La ética de las palabras
Las palabras de la diputada Elisa Carrió sobre el extinto gobernador José Manuel de la Sota, merecieron el repudio casi generalizado. La contradicción entre la imagen que se pretende dar a la ciudadanía y las frases que se pronuncian en los actos públicos es tan marcada como preocupante. Sin el ejercicio pleno de una ética de las palabras, el lodo seguirá siendo el escenario de la discusión pública en nuestro país.
La campaña
electoral en la que este año estamos inmersos casi de manera permanente los
argentinos abre paso a numerosas circunstancias que marcan la agenda pública.
En algunos casos, el revuelo por alguna declaración toma consistencia propia y
se transforma en eje del debate. En otros, los exabruptos más descabellados y
agresivos caen como arma filosa sobre la ciudadanía agigantando el deterioro de
la ya derruida imagen de la actividad política y sosteniendo la enorme grieta
que divide a nuestra sociedad.
Las palabras de la diputada Elisa Carrió sobre el extinto gobernador José Manuel de la Sota, pronunciadas en el marco de una gira de apoyo al candidato de Cambiemos en Córdoba, merecieron el repudio casi generalizado. Lógico es que así sea, puesto que remiten a los fondos más bajos no ya de la política, sino de la condición humana que debe privilegiar el trato respetuoso aun cuando las diferencias sean sustanciales. Otros personajes de la vida política argentina también lanzan al viento, como Carrió, expresiones altisonantes, agraviantes e insultantes. Hebe de Bonafini y Aníbal Fernández son otros ejemplos de esta utilización nefasta del lenguaje en el ámbito de la discusión de las ideas.
En la antigua Grecia existía la idea de que las mayores responsabilidades en la conducción de una sociedad debían corresponder a los más virtuosos. Desde entonces, el discurso se repite sin cesar: los mejores son quienes deben ser atraídos al debate de los asuntos públicos y a la lucha por el poder. En la Argentina sobran demostraciones de que esta intención se ha vaciado de contenido. El hombre mediocre, aquel de Ingenieros, también ha copado la vida política porque muchos dirigentes adquirieron el hábito de haber renunciado a pensar, lo que se manifiesta en la escasez cada vez más evidente de filtros en las expresiones públicas.
El uso adecuado del lenguaje supone la intención de que las palabras aporten a las relaciones humanas y a la armonía social.

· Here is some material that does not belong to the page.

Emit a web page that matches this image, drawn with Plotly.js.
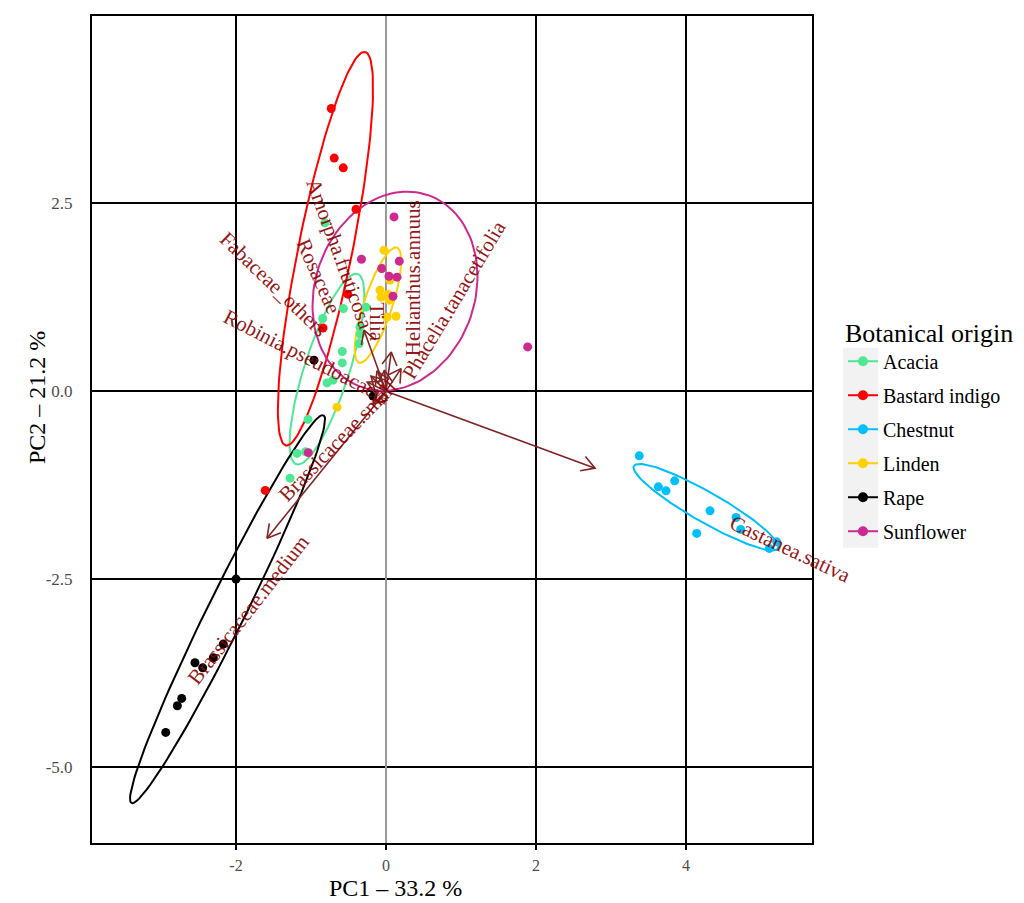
<!DOCTYPE html>
<html><head><meta charset="utf-8">
<script src="https://cdn.plot.ly/plotly-3.0.1.min.js"></script>
<style>html,body{margin:0;padding:0;background:#fff}#chart{width:1024px;height:903px}</style>
</head><body><div id="chart"></div>
<script>
// ---------- data ----------
const groups = ['Acacia', 'Bastard indigo', 'Chestnut', 'Linden', 'Rape', 'Sunflower'];
const groupColors = ['#4EE894', '#FF0000', '#00BFFF', '#FFD000', '#000000', '#CD2990'];

const acaciaX = [-0.813, -0.844, -0.569, -0.267, -0.347, -0.340, -0.356, -0.583, -0.583, -0.787, -0.707, -1.040, -1.073, -1.187, -1.280];
const acaciaY = [2.238, 0.967, 1.100, 1.117, 0.855, 0.758, 0.634, 0.528, 0.376, 0.110, 0.146, -0.376, -0.807, -0.828, -1.157];

const bastardX = [-0.73, -0.69, -0.57, -0.40, -0.51, -0.84, -1.61];
const bastardY = [3.76, 3.10, 2.97, 2.42, 1.29, 0.84, -1.32];

const chestnutX = [3.377, 3.631, 3.733, 3.849, 4.320, 4.143, 4.667, 4.729, 5.209, 5.111];
const chestnutY = [-0.860, -1.273, -1.326, -1.193, -1.592, -1.892, -1.680, -1.839, -2.004, -2.092];

const lindenX = [-0.027, -0.053, 0.053, -0.080, 0.027, -0.067, 0.040, 0.133, 0.013, -0.653];
const lindenY = [1.875, 1.636, 1.476, 1.343, 1.290, 1.250, 1.210, 0.997, 0.984, -0.213];

const rapeX = [-2.000, -2.169, -2.303, -2.444, -2.547, -2.724, -2.782, -2.937, -0.960, -0.173];
const rapeY = [-2.500, -3.364, -3.546, -3.680, -3.613, -4.087, -4.185, -4.539, 0.412, -0.066];

const sunflowerX = [0.107, -0.327, 0.177, -0.057, 0.040, 0.147, 0.093, 1.889, -1.036];
const sunflowerY = [2.318, 1.755, 1.729, 1.632, 1.529, 1.516, 1.263, 0.589, -0.818];

// confidence ellipses (centre, semi-axes, angle in degrees), one per group
const ellCx = [-0.787, -0.807, 4.267, -0.107, -2.113, 0.12];
const ellCy = [0.293, 1.895, -1.543, 1.144, -2.899, 1.33];
const ellA = [1.33, 2.67, 1.107, 0.806, 2.88, 1.351];
const ellB = [0.30, 0.36, 0.20, 0.19, 0.25, 1.066];
const ellAngle = [72.1, 78.6, -29.7, 71.7, 63.6, 70.9];

// variable loadings (arrow tips)
const varNames = ['Castanea.sativa', 'Brassicaceae.medium', 'Brassicaceae.small', 'Robinia.pseudoacacia',
  'Fabaceae_others', 'Rosaceae', 'Amorpha.fruticosa', 'Tilia', 'Helianthus.annuus', 'Phacelia.tanacetifolia'];
const loadX = [2.787, -1.587, -0.17, -0.25, -0.20, -0.12, -0.293, -0.02, 0.07, 0.20];
const loadY = [-1.024, -1.955, -0.17, 0.12, 0.20, 0.27, 0.811, 0.28, 0.52, 0.30];

const xTickVals = [-2, 0, 2, 4];
const xTickText = ['-2', '0', '2', '4'];
const yTickVals = [-5, -2.5, 0, 2.5];
const yTickText = ['-5.0', '-2.5', '0.0', '2.5'];

const xTitle = 'PC1 \u2013 33.2 %';
const yTitle = 'PC2 \u2013 21.2 %';

// ---------- label placement (layout only) ----------
const labelPos = [
  [5.387, -2.101, 25], [-1.84, -2.906, -52], [-0.65, -0.66, -46], [-1.053, 0.452, 27],
  [-1.50, 1.43, 44], [-0.90, 1.53, 66], [-0.62, 1.82, 70], [-0.12, 0.918, 90],
  [0.36, 1.503, -90], [0.907, 1.21, -59]
];

const FONT = 'Liberation Serif, Times New Roman, serif';
const pointX = [acaciaX, bastardX, chestnutX, lindenX, rapeX, sunflowerX];
const pointY = [acaciaY, bastardY, chestnutY, lindenY, rapeY, sunflowerY];

const traces = [];
// ellipses
groups.forEach((g, i) => {
  const ex = [], ey = [];
  const th = ellAngle[i] * Math.PI / 180;
  for (let k = 0; k <= 120; k++) {
    const t = 2 * Math.PI * k / 120;
    const u = ellA[i] * Math.cos(t), v = ellB[i] * Math.sin(t);
    ex.push(ellCx[i] + u * Math.cos(th) - v * Math.sin(th));
    ey.push(ellCy[i] + u * Math.sin(th) + v * Math.cos(th));
  }
  traces.push({x: ex, y: ey, mode: 'lines', line: {color: groupColors[i], width: 2},
    showlegend: false, hoverinfo: 'skip', legendgroup: g});
});
// points
groups.forEach((g, i) => {
  traces.push({x: pointX[i], y: pointY[i], mode: 'markers', name: g, legendgroup: g,
    marker: {color: groupColors[i], size: 9}, showlegend: false});
});
// legend entries
groups.forEach((g, i) => {
  traces.push({x: [null], y: [null], mode: 'lines+markers', name: g, legendgroup: g,
    line: {color: groupColors[i], width: 2}, marker: {color: groupColors[i], size: 10}, showlegend: true});
});
// arrows
const ax = [], ay = [];
const wing = 0.2, wingAng = 30 * Math.PI / 180;
for (let i = 0; i < varNames.length; i++) {
  const tx = loadX[i], ty = loadY[i];
  const len = Math.hypot(tx, ty);
  const dx = tx / len, dy = ty / len;
  const w1x = tx - wing * (dx * Math.cos(wingAng) - dy * Math.sin(wingAng));
  const w1y = ty - wing * (dx * Math.sin(wingAng) + dy * Math.cos(wingAng));
  const w2x = tx - wing * (dx * Math.cos(-wingAng) - dy * Math.sin(-wingAng));
  const w2y = ty - wing * (dx * Math.sin(-wingAng) + dy * Math.cos(-wingAng));
  ax.push(0, tx, null, w1x, tx, w2x, null);
  ay.push(0, ty, null, w1y, ty, w2y, null);
}
traces.push({x: ax, y: ay, mode: 'lines', line: {color: '#832424', width: 1.6},
  showlegend: false, hoverinfo: 'skip'});

const annotations = varNames.map((n, i) => ({
  x: labelPos[i][0], y: labelPos[i][1], xref: 'x', yref: 'y', text: n, showarrow: false,
  textangle: labelPos[i][2], font: {family: FONT, size: 21, color: '#8B0000'}, opacity: 0.9
}));
annotations.push({x: (395 - 92) / 720, y: -(888 - 843) / 827, xref: 'paper', yref: 'paper',
  text: xTitle, showarrow: false, xanchor: 'center', yanchor: 'middle',
  font: {family: FONT, size: 24, color: '#000'}});
annotations.push({x: -(92 - 37) / 720, y: (843 - 397) / 827, xref: 'paper', yref: 'paper',
  text: yTitle, showarrow: false, xanchor: 'center', yanchor: 'middle', textangle: -90,
  font: {family: FONT, size: 24, color: '#000'}});

const layout = {
  width: 1024, height: 903,
  margin: {l: 92, r: 212, t: 16, b: 60, autoexpand: false},
  paper_bgcolor: '#ffffff', plot_bgcolor: '#ffffff',
  font: {family: FONT, color: '#000'},
  xaxis: {
    range: [-3.92, 5.68], tickvals: xTickVals, ticktext: xTickText,
    showgrid: true, gridcolor: '#000', gridwidth: 2,
    zeroline: true, zerolinecolor: '#9a9a9a', zerolinewidth: 2,
    showline: true, mirror: true, linecolor: '#000', linewidth: 2,
    ticks: 'outside', ticklen: 5, tickcolor: '#000', tickwidth: 1.5,
    ticklabelstandoff: 2,
    tickfont: {family: FONT, size: 16, color: '#4d4d4d'},
    automargin: false
  },
  yaxis: {
    range: [-6.01, 4.99], tickvals: yTickVals, ticktext: yTickText,
    showgrid: true, gridcolor: '#000', gridwidth: 2,
    zeroline: true, zerolinecolor: '#000', zerolinewidth: 2,
    showline: true, mirror: true, linecolor: '#000', linewidth: 2,
    ticks: '', ticklabelstandoff: 14,
    tickfont: {family: FONT, size: 17, color: '#4d4d4d'},
    automargin: false
  },
  legend: {
    x: 1.043, xanchor: 'left', y: 0.647, yanchor: 'top',
    title: {text: 'Botanical origin', font: {family: FONT, size: 26, color: '#000'}},
    font: {family: FONT, size: 20, color: '#000'},
    bgcolor: 'rgba(0,0,0,0)', tracegroupgap: 5, itemwidth: 30
  },
  shapes: [{type: 'rect', xref: 'paper', yref: 'paper', x0: 1.043, x1: 1.092, y0: 0.357, y1: 0.599,
    fillcolor: '#f2f2f2', line: {width: 0}, layer: 'below'}],
  annotations: annotations,
  showlegend: true
};

Plotly.newPlot('chart', traces, layout, {displayModeBar: false, staticPlot: true});
</script>
</body></html>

La intolerancia de determinados personajes o grupos políticos va en el camino contrario. Y una de las ocho reglas éticas del lenguaje, formuladas por el filósofo francés Michel Lacroix remite a este punto: la palabra debe ser tolerante. La exposición de los puntos de vista no puede violentar a los demás.
La contradicción entre la imagen que se pretende dar a la ciudadanía y las frases que se pronuncian en los actos públicos es tan marcada como preocupante. Suena a frase hueca en este tiempo pero es necesario revertir esta sensación: la virtud en la política debe expresarse con mucha mayor fuerza que en otros ámbitos sociales. Y la forma de expresión más humana es el lenguaje. Sin el ejercicio pleno de una ética de las palabras, el lodo seguirá siendo el escenario de la discusión pública en nuestro país.